Is it time to rethink the term nontraditional student?

By Meris Stansbury
September 30th, 2016

NCES data shows that institutions have been scrambling to accommodate massive numbers of nontraditional students.


Should higher education rethink what makes a “traditional” student today? Data from the National Center for Education Statistics (NCES) on students applying for financial aid highlight the ever-increasing need for colleges and universities to diversify their programs and make more available online education.

The data, culled from the most recent student financial aid information (2011-12), and discussed in the NCES brief, “Demographic and Enrollment Characteristics of Nontraditional Undergraduates,” examines prevailing characteristics in enrolling students, and argues that knowledge of these characteristics should further urge institutions to diversify their services.

The brief begins by differentiating traditional and nontraditional terms as researchers do, explaining that nontraditional students have the following characteristics:

  • Independent of parents for financial aid reasons
  • Having one or more dependents
  • Being a single caregiver
  • Not having a traditional high school diploma
  • Delaying postsecondary enrollment
  • Attending school part time
  • Being employed full time

“While undergraduates who possess these characteristics are often thought of as nontraditional, a large proportion of undergraduates have these characteristics,” state the brief’s authors (Dr. Alexandria Walton Radford, program director of Transition to College for RTI International; RTI Project Director, Melissa Cominole; and Paul Skomsvold education analyst III of RTI). According to NCES data, about 74 percent of all 2011-12 undergrads had at least one nontraditional characteristic.

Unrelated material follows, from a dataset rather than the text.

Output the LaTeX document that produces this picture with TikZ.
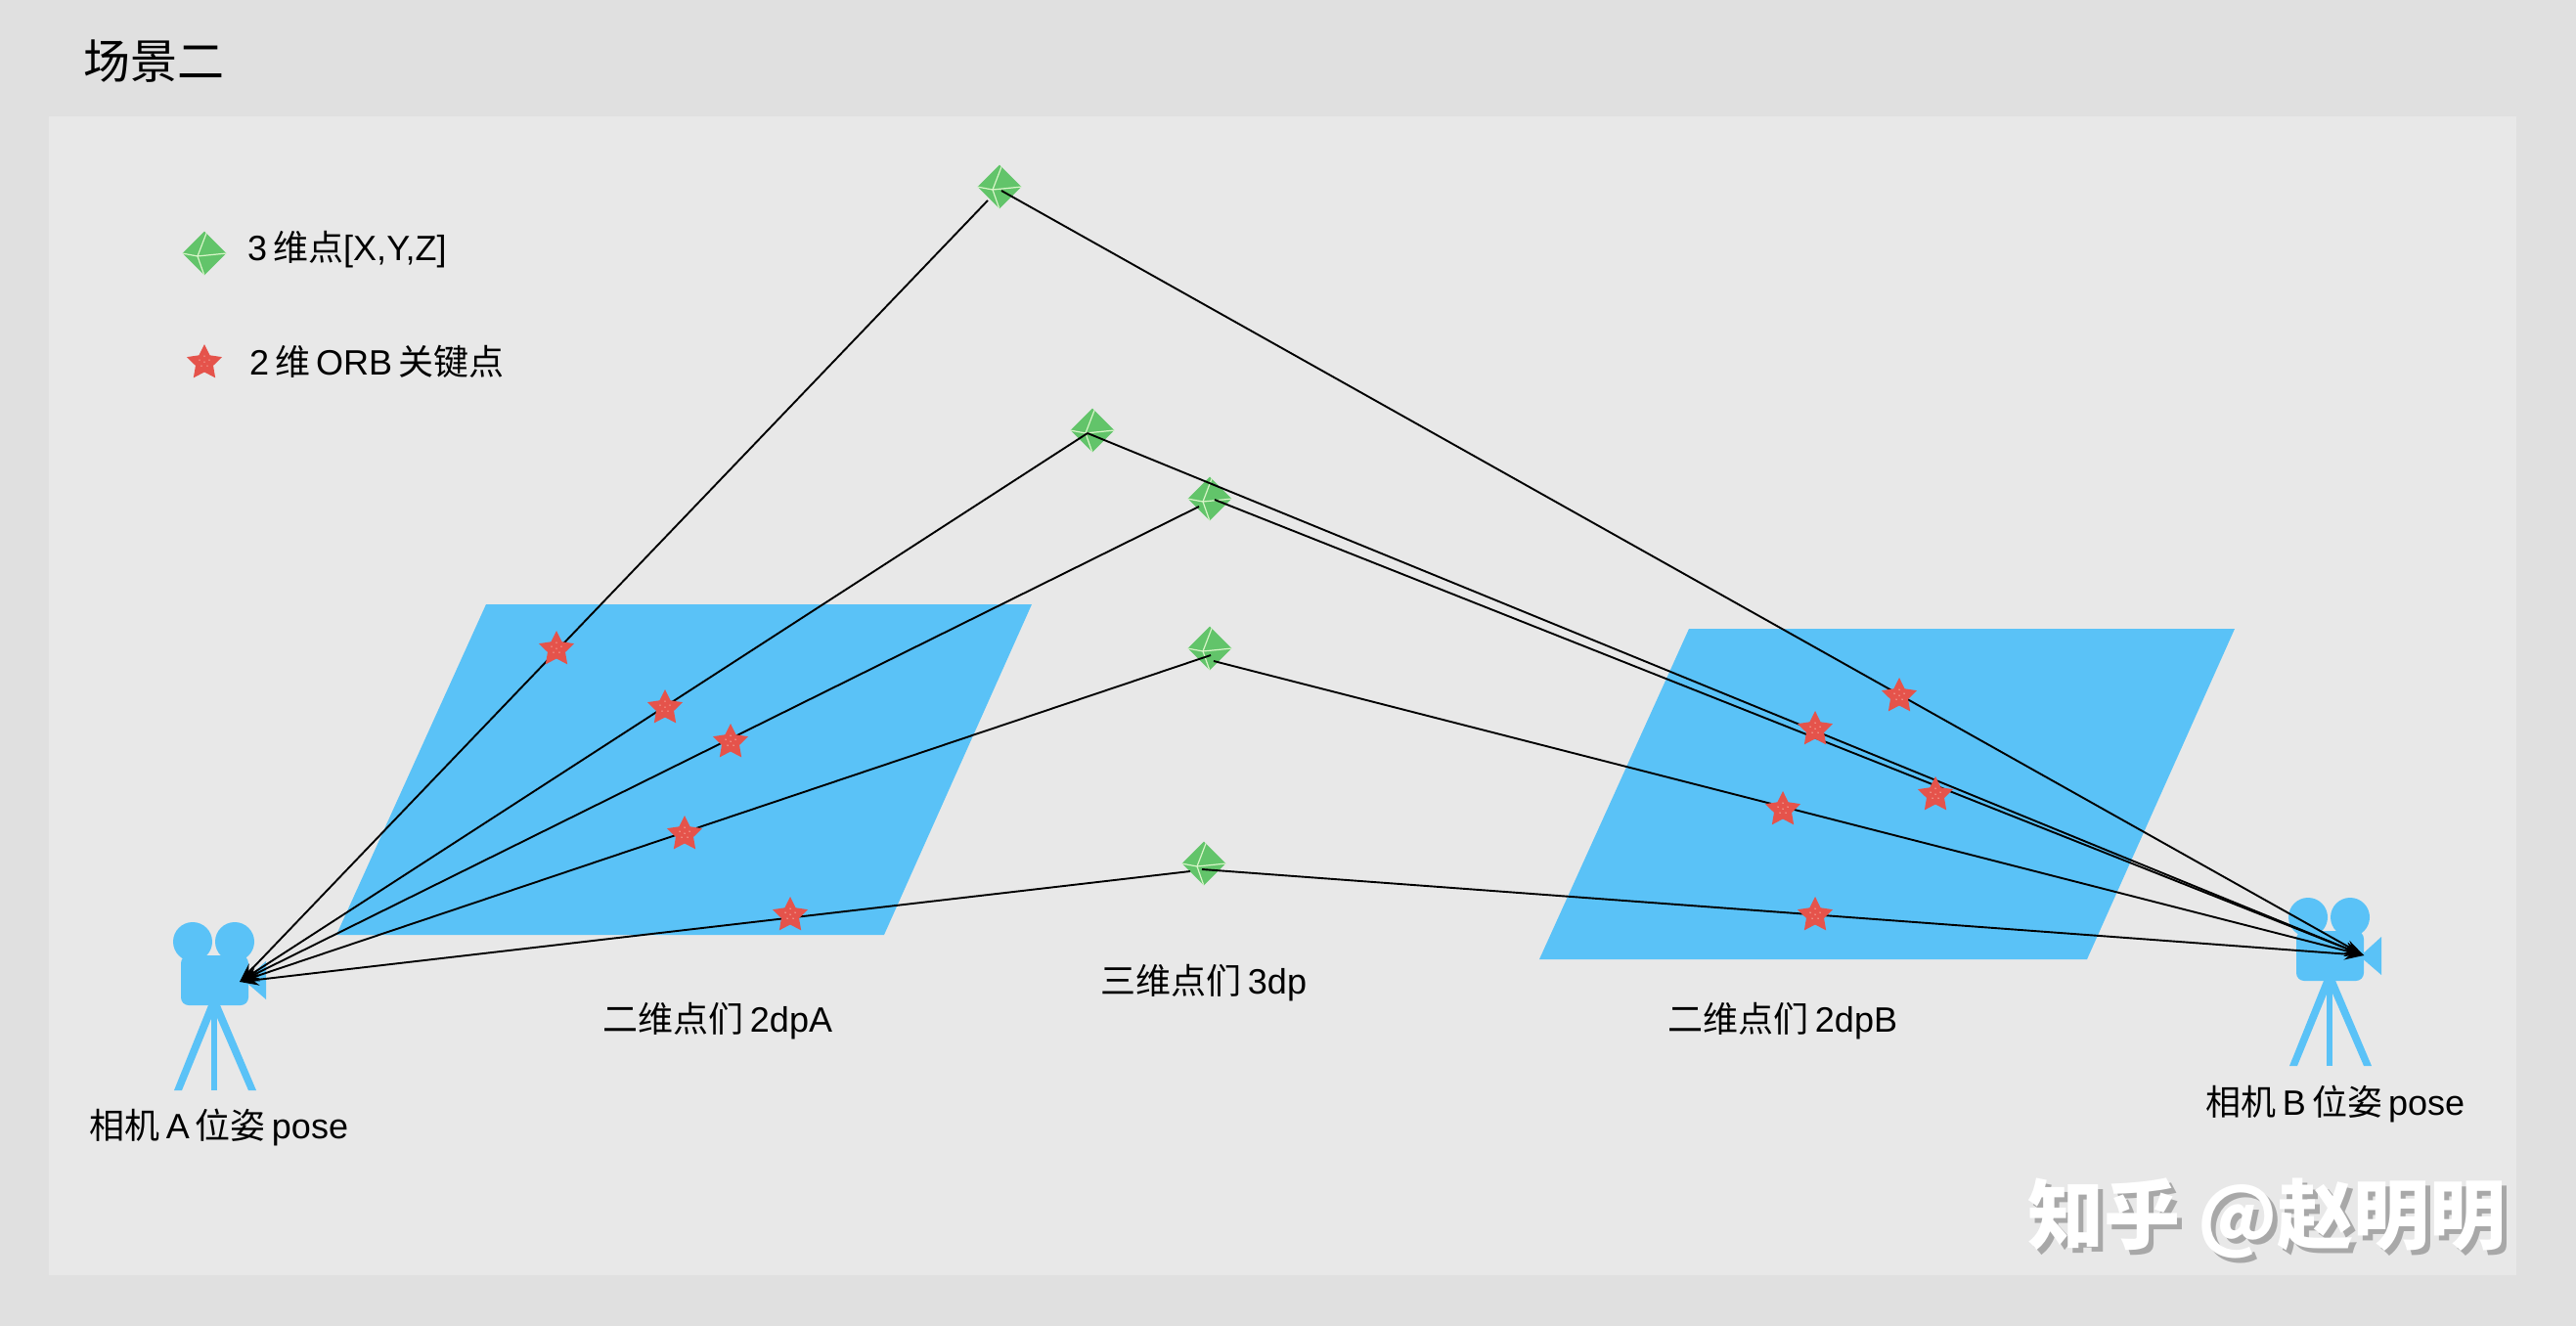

It’s also a percentage that has remained either consistent, or on the rise, since 1995-96 when at least 70 percent of undergrads possessed at least one nontraditional characteristic.

“Examining nontraditional characteristics is important not only because a high percentage of postsecondary students possess them, but also because students with these characteristics can be vulnerable to challenges that can affect their well-being, levels of stress and satisfaction, and likelihood of persisting and attaining a degree,” notes the brief.

With so many students considered nontraditional by these research standards, not only could the definition of a traditional student be outdated, but technology-supported online programs, flexible degree programs, credentialing and badging, and the reinvention of the credit hour may help increase institutional enrollment and curb dropouts or transfers of these more at-risk students.